Jane removed the dressing across my breast and put a new one over the site of the drain to soak up the little bit of liquid that will continue leaking out over the next 24hrs. After that the fluid will start to dissipate and re-absorb into my body. It feels really good to be free of the tube. Hurrah! Thanks Nurse Jane!!!

p.s. Is it just me or does anyone else find it just a little hilarious how my 'new' boob stands to attention when I'm lying down. It really does look ridiculous compared to my other 'real' boob on the left which naturally flattens out a bit with gravity.


Just a dip

I've been struggling to keep my chin up for the last couple of days. A bit of 'I've had enough of being sick', a lot of 'I'm tired of this wretched drain protruding from my body' and some of 'I'm not sure if I can get through the next 6 months intact'.

Bound to happen I suppose, I couldn't honestly expect to be chirpy 100% of the time and I'd be deluding myself if I didn't acknowledge the dips on this rollercoaster ride.

I've been having some rather upsetting dreams lately about finding tumours in other parts of my body...I hope that its just a case of my brain working its way through a few of my fears and NOT that its a premonition.

On a good note: we've managed to snavel an extra day of Preschool for Harry which is a blessing. He adores going to 'school' with all his new friends and the fantastic activities that go with it. Life has been turned upside down for him too lately so having an extra structured day in the week will really help. In fact our weeks are quite full now. Mondays are home/playdate days, Tuesdays are swimming lessons, Wednesdays are library & the park, Thursday/Friday are Preschool. It also means a bit more time just one on one with Jack which will be lovely.

Saturday, February 16, 2013

A little night music


We've just come home from a truly magnificent afternoon at the Canberra Symphony Orchestra's annual concert at Government House. It couldn't have been a more spectacular day for such an event with abundant summer sunshine, a soft breeze and a perfect temp of 26 degrees, (Previous years were far more dramatic with thunder, lightening and bucketing rain).

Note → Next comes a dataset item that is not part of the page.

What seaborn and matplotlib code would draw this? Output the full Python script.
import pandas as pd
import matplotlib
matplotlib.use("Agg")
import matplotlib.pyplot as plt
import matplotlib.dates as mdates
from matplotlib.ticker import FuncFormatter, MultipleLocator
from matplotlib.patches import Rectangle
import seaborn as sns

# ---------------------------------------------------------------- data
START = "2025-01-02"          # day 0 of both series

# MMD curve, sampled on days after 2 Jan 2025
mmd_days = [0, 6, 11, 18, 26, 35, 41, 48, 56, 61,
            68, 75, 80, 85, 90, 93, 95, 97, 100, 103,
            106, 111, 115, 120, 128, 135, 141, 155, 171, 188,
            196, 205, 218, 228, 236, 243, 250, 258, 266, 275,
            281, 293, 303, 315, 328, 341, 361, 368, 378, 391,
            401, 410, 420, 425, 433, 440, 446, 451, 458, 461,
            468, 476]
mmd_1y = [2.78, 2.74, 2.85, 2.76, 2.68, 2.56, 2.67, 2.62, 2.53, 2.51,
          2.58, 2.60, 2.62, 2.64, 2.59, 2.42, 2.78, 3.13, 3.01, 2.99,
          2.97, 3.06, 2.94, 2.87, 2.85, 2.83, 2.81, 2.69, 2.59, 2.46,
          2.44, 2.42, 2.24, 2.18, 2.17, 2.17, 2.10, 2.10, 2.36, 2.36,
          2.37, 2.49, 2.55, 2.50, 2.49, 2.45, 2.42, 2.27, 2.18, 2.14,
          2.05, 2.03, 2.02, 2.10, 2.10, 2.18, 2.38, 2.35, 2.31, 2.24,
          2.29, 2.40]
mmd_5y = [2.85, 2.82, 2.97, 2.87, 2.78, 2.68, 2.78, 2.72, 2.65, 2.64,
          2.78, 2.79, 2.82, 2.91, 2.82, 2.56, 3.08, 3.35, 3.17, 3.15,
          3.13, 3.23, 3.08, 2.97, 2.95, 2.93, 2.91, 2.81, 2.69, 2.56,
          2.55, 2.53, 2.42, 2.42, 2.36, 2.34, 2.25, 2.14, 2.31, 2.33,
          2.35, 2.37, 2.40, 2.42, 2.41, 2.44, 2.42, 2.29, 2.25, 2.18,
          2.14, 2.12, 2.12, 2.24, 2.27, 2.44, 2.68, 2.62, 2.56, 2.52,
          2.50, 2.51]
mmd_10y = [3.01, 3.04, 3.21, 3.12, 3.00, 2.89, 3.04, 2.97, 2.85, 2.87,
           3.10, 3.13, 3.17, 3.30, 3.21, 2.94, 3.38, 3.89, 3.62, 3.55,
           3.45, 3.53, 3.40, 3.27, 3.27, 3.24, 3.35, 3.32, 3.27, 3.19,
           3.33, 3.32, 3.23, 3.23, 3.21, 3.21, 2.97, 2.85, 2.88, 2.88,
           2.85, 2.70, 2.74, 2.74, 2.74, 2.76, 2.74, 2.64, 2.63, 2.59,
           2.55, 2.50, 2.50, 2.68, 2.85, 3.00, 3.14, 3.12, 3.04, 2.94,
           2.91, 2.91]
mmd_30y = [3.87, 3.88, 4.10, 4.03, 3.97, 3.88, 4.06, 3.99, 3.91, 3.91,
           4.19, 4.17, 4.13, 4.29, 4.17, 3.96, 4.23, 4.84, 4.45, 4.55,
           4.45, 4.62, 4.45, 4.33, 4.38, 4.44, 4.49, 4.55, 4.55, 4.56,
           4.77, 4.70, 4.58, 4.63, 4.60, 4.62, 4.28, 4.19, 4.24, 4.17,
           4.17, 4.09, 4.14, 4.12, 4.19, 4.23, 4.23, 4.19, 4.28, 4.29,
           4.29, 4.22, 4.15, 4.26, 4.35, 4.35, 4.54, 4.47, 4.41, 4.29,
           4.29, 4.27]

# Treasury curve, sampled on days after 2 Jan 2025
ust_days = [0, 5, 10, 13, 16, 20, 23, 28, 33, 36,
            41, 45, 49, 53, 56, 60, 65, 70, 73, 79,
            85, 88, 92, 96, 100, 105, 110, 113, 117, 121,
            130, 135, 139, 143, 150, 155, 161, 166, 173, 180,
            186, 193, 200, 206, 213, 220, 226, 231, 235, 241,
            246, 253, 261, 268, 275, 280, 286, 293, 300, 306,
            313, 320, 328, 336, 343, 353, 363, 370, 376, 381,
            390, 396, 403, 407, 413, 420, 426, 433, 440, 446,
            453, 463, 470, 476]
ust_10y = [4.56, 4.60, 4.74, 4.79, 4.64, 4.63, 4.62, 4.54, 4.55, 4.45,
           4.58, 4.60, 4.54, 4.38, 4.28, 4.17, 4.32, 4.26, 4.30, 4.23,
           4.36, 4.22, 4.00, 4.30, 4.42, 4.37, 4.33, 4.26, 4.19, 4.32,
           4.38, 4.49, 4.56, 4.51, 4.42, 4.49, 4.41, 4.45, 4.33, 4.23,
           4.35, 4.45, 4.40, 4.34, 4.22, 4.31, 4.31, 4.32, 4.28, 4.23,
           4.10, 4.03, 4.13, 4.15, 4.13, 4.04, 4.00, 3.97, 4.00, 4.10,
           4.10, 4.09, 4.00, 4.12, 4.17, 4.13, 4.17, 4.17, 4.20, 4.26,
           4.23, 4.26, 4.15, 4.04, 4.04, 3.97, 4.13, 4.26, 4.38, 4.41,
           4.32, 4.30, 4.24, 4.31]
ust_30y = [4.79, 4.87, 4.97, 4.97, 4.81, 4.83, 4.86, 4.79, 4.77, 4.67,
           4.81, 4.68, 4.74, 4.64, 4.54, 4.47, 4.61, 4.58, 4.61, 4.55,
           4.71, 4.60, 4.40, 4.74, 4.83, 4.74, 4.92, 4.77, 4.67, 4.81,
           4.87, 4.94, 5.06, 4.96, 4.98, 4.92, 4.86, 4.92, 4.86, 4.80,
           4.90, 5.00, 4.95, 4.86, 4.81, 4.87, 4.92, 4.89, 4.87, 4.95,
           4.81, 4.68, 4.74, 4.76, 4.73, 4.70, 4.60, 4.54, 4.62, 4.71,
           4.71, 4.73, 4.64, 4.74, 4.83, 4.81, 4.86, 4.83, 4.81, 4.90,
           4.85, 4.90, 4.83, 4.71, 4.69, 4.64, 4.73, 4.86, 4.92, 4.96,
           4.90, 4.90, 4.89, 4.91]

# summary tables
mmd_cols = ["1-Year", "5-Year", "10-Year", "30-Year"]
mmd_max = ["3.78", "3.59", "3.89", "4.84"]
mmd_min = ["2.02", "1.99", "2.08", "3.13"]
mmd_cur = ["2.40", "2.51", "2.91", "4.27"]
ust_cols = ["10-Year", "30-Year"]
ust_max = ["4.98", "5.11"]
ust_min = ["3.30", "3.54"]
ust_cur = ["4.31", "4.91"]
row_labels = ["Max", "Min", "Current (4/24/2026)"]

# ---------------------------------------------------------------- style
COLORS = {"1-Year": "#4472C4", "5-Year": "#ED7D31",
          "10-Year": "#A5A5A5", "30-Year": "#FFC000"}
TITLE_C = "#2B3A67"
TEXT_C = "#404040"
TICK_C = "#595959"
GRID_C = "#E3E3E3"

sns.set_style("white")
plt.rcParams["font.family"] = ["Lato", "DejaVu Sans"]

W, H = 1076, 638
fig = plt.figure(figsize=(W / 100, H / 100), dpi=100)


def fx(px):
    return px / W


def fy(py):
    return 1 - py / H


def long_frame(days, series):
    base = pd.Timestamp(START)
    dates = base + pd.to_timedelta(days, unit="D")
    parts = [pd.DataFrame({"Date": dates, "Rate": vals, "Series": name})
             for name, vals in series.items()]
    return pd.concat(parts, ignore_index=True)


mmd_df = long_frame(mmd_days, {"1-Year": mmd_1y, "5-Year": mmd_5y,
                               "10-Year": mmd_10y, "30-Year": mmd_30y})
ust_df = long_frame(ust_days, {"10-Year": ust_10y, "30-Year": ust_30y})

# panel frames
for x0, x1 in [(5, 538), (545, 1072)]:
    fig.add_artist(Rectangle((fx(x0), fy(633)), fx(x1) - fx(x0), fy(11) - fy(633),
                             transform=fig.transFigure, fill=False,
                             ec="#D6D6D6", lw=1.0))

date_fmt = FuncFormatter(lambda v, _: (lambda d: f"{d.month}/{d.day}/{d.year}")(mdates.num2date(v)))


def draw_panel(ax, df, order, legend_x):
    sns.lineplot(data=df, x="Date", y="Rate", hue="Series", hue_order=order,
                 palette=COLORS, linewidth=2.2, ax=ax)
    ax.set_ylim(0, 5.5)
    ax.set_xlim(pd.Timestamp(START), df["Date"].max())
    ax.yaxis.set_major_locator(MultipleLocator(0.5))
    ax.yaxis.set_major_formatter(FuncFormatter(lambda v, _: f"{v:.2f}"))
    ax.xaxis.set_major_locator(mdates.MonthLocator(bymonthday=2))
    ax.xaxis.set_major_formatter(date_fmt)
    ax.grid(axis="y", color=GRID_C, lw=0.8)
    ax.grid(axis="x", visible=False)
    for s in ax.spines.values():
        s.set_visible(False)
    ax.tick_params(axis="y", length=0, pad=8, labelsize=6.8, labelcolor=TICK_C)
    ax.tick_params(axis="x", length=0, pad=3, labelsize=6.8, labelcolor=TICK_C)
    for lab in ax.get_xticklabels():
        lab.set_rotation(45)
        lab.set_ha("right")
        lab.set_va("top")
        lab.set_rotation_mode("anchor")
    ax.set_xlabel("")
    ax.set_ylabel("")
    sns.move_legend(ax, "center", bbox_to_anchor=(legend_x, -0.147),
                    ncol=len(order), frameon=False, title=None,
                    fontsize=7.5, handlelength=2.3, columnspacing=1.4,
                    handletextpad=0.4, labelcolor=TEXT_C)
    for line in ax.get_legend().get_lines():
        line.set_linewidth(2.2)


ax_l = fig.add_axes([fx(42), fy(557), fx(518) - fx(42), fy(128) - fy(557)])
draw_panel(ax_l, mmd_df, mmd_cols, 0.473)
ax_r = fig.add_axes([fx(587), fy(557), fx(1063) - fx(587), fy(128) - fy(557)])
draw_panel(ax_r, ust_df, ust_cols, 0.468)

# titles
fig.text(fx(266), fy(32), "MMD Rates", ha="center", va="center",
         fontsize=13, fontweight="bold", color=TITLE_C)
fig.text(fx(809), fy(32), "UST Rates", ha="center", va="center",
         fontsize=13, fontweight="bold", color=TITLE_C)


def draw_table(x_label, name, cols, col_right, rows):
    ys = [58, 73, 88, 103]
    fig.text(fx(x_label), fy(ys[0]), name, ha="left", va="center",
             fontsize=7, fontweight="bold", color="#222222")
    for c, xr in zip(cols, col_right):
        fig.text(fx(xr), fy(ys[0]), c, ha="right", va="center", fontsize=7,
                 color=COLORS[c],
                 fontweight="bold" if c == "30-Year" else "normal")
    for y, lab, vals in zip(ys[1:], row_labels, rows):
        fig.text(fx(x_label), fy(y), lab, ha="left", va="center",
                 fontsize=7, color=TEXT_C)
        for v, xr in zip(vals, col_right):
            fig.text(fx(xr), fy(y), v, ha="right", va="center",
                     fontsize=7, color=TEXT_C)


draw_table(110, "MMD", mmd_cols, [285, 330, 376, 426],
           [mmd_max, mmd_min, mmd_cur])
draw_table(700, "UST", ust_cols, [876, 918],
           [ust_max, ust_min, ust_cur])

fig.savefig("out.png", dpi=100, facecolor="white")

This year's theme was a European Picnic.


I love how relaxed this event is. Everyone comes armed with a picnic hamper & champagne and we all thoroughly enjoy a few hours lounging about under the poplar trees listening to incredibly beautiful classical music.

We are so lucky to be living in Canberra. And this is Canberra's centennial year so there are going to be even more fantastic events like this one. I'll be making the most of them whenever I feel well enough.

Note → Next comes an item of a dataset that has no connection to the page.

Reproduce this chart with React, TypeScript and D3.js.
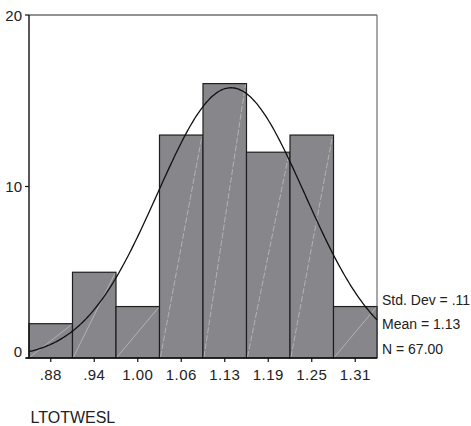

On another note...I went to the salon this morning and got a pixie crop. Probably my last cut before chemo. The reality of losing my hair kind of kicked in as we drove home. Yep, this thing is real isn't it...


Friday, February 15, 2013

Babies blissed out on booby juice

I breastfed Harry for 14 months and it was a truly blissful experience. I would spend entire feeds just gazing at my tiny son, in awe that he was mine. I adored it when he became milk drunk at the end of each feed, a contented smile turning up the corners of his beautiful little mouth.

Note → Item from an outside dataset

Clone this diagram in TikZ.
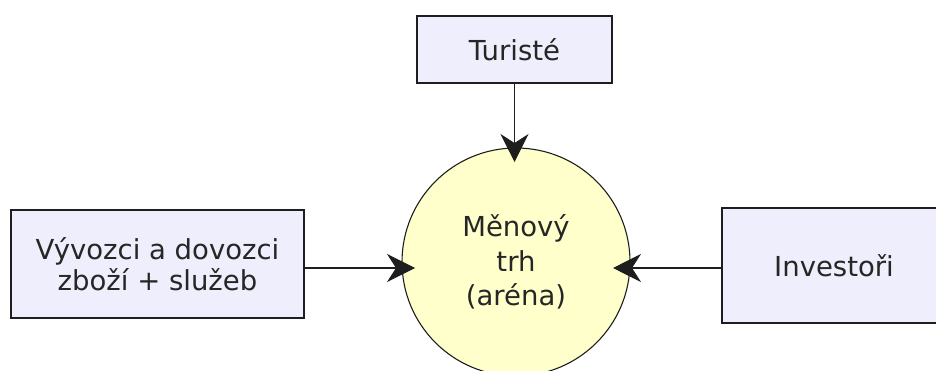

I had a slightly less blissful experience with the Jackman. He latched on the moment he was placed on my chest and it was beautiful. By week two I noticed that he was struggling to attach properly. A quick procedure fixed his tongue tie and feeding was fab for four months. Then the mastitis kicked in... seven bouts of it to be exact. Seven bouts over six months. I probably should have switched him to the bottle much earlier than I did. I probably shouldn't have battled on for as long as I did but the perfectionist in me didn't want to give up. He was my last baby and although I'd had enough of 'ow, bloody ow' mastitis, I was reluctant to cut that breastfeeding bond. In the end Jack self weaned at 10 months anyway...and that was that.
Still...I am proud that I nourished my two boys, I am proud of my body for its abundant supply of super booby juice which fattened them up in their first year. I am immensely grateful for the bond it created between my babies and I. I am so thankful that I got to breastfeed my kids before the Big C arrived.


Aren't our bodies amazing! Isn't it incredible that we can create human beings and nourish their gorgeous little bodies with our own!